Abstract
Queuing delay has the potential to hurt the performance of many network applications, especially delay sensitive applications like Voice over IP (VoIP), live video streaming, and online gaming. Unfortunately, queuing delay appears to be on the rise in today’s Internet. This is caused primarily due to persistently full large router buffers, which is commonly known as bufferbloat.This provides the motivation for our work, where we aim to understand the consequences of reducing router buffer sizes on system performance. Our study focuses on Compound TCP, in the regime of small Drop-Tail buffers, where the bandwidth-delay product is large. As TCP’s congestion control mechanism constitutes a closed loop feedback system, we adopt a dynamical systems approach to understand the system dynamics. This constitutes a study of stability (using control-theoretic techniques) and nonlinear dynamics (using Hopf bifurcation analysis). In addition, we pay particular attention to the statistical properties of the queue. In our work, we systematically study three topologies. We start with a single bottleneck scenario and then proceed towards more complex topologies with two and then three bottleneck routers. Our study reveals the importance of buffer thresholds for ensuring stability. In all cases considered, smaller buffer thresholds tend to favour stability. We also emphasise that larger buffers induce limit cycles in the system dynamics. From a practical perspective, queues with limit cycles would result in a loss of link utilisation, the losses would be bursty, and cause synchronisation among the TCP flows. These insights remain consistent across all topologies, and the traffic scenarios, considered. Hence, our study provides a strong case for why router buffers should be small in terms of reduced latency and stability. Further, such small buffers yield fairly good system performance, in terms of throughput and flow completion times. We also look at the performance of Compound TCP in conjunction with Active Queue Management (AQM) strategies and arrive at the conclusion that even with AQM strategies, the queue size dynamics still shows the emergence of limit cycles and a small threshold-based policy works better. In another thread, we are also looking at conditions under which the TCP flows synchronise, inspired by time-delayed coupled oscillators.

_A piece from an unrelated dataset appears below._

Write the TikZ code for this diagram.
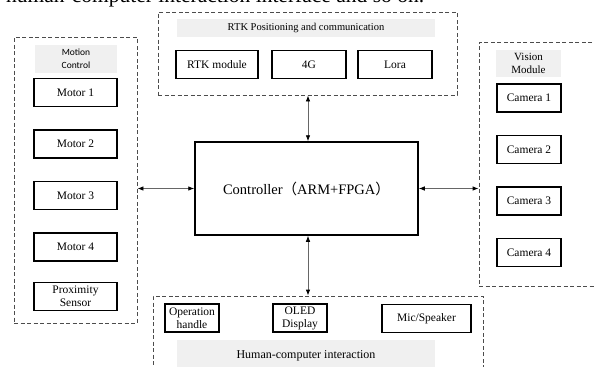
\documentclass[tikz,border=0pt]{standalone}
\usepackage{fontspec}
\setmainfont{Liberation Serif}
\newfontfamily\cjk{Noto Sans CJK SC}
\newfontfamily\calibri{Carlito}
\usetikzlibrary{arrows.meta,positioning,calc}

\begin{document}
\begin{tikzpicture}[
    x=1pt, y=-1pt,
    % global styles
    group/.style={draw=black!70, dash pattern=on 4pt off 2.5pt, line width=0.8pt, inner sep=0pt}, % dashed frame of a module
    band/.style={fill=black!6, inner sep=0pt, align=center, font=\fontsize{10.5}{12}\selectfont}, % grey title band
    part/.style={draw, line width=1.5pt, inner sep=1pt, minimum height=28pt, align=center, font=\fontsize{11.5}{13}\selectfont}, % component box
    % double headed link between controller and modules
    link/.style={draw=black!60, line width=0.8pt, {Latex[length=6pt, width=4.5pt, color=black]}-{Latex[length=6pt, width=4.5pt, color=black]}}
]
    \useasboundingbox (0,0) rectangle (595,367);
    \clip (0,0) rectangle (595,367);

    % --- 0. cut off line of the text above ---
    \node[anchor=base west, inner sep=0pt, font=\fontsize{21.5}{24}\selectfont] (cuttext) at (6,2.5) {human-computer interaction interface and so on.};

    % --- 1. controller in the middle ---
    \node[draw, line width=1.5pt, minimum width=223pt, minimum height=93pt, font=\fontsize{14.5}{16}\selectfont] (ctrl) at (306.5,188.5)
        {Controller{\cjk （}ARM+FPGA{\cjk ）}};

    % --- 2. RTK positioning and communication (top) ---
    \node[group, minimum width=299pt, minimum height=83pt] (rtk) at (307.5,53.5) {};
    \node[band, minimum width=258pt, minimum height=18pt] (rtktitle) at (306,28) {RTK Positioning and communication};
    \node[part, minimum width=82pt] (rtkmod) at (217,64.5) {RTK module};
    \node[part, minimum width=74pt] (net4g) at (309,64.5) {4G};
    \node[part, minimum width=74pt] (lora) at (395,64.5) {Lora};

    % --- 3. motion control (left) ---
    \node[group, minimum width=123pt, minimum height=286pt] (motion) at (75.5,180) {};
    \node[band, minimum width=82pt, minimum height=28pt, font=\calibri\fontsize{9.5}{13}\selectfont] (motiontitle) at (76,59) {Motion\\Control};
    \node[part, minimum width=83pt] (motor1) at (75.5,92.5) {Motor 1};
    \node[part, minimum width=83pt, below=22pt of motor1] (motor2) {Motor 2};
    \node[part, minimum width=83pt, below=22pt of motor2] (motor3) {Motor 3};
    \node[part, minimum width=83pt, below=22pt of motor3] (motor4) {Motor 4};
    \node[part, minimum width=83pt, below=20pt of motor4, font=\fontsize{11.5}{13}\selectfont] (prox) {Proximity\\Sensor};

    % --- 4. vision module (right, cut by the edge) ---
    \node[group, minimum width=136pt, minimum height=244pt] (vision) at (547,164) {};
    \node[band, minimum width=65pt, minimum height=27pt, font=\fontsize{11}{12.5}\selectfont] (visiontitle) at (528.5,63.5) {Vision\\Module};
    \node[part, minimum width=64pt] (cam1) at (529,98) {Camera 1};
    \node[part, minimum width=64pt, below=22pt of cam1] (cam2) {Camera 2};
    \node[part, minimum width=64pt, below=22pt of cam2] (cam3) {Camera 3};
    \node[part, minimum width=64pt, below=22pt of cam3] (cam4) {Camera 4};

    % --- 5. human-computer interaction (bottom, cut by the edge) ---
    \node[group, minimum width=330pt, minimum height=94pt] (hci) at (318,343) {};
    \node[part, minimum width=54pt, font=\fontsize{11.5}{13}\selectfont] (handle) at (192,318) {Operation\\handle};
    \node[part, minimum width=54pt, font=\fontsize{11.5}{13}\selectfont] (oled) at (300,318) {OLED\\Display};
    \node[part, minimum width=89pt] (mic) at (426.5,318.5) {Mic/Speaker};
    \node[band, minimum width=258pt, minimum height=32pt, font=\fontsize{12}{14}\selectfont] (hcititle) at (306,356) {Human-computer interaction};

    % --- 6. links ---
    \draw[link] (motion.east |- ctrl.west) -- (ctrl.west);
    \draw[link] (ctrl.east) -- (vision.west |- ctrl.east);
    \draw[link] ($(ctrl.north |- rtk.south)+(1.5,0)$) -- ($(ctrl.north)+(1.5,0)$);
    \draw[link] ($(ctrl.south)+(1.5,0)$) -- ($(ctrl.south |- hci.north)+(1.5,0)$);

\end{tikzpicture}
\end{document}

Debayani Ghosh, Chalmers University
Debayani Ghosh obtained her M.S. (by Research) and Ph.D under the dual degree programme from the Department of Electrical Engineering at the Indian Institute of Technology Madras, Chennai, India in 2019. Further, she obtained her B. Tech. in Electronics and Communication Engineering from Cochin University of Science and Technology, Cochin, India in 2012. Currently, she is a post doctoral researcher at Chalmers University of Technology, Sweden. Her research interests lie in the broad area of Networked Control of Large-Scale Systems.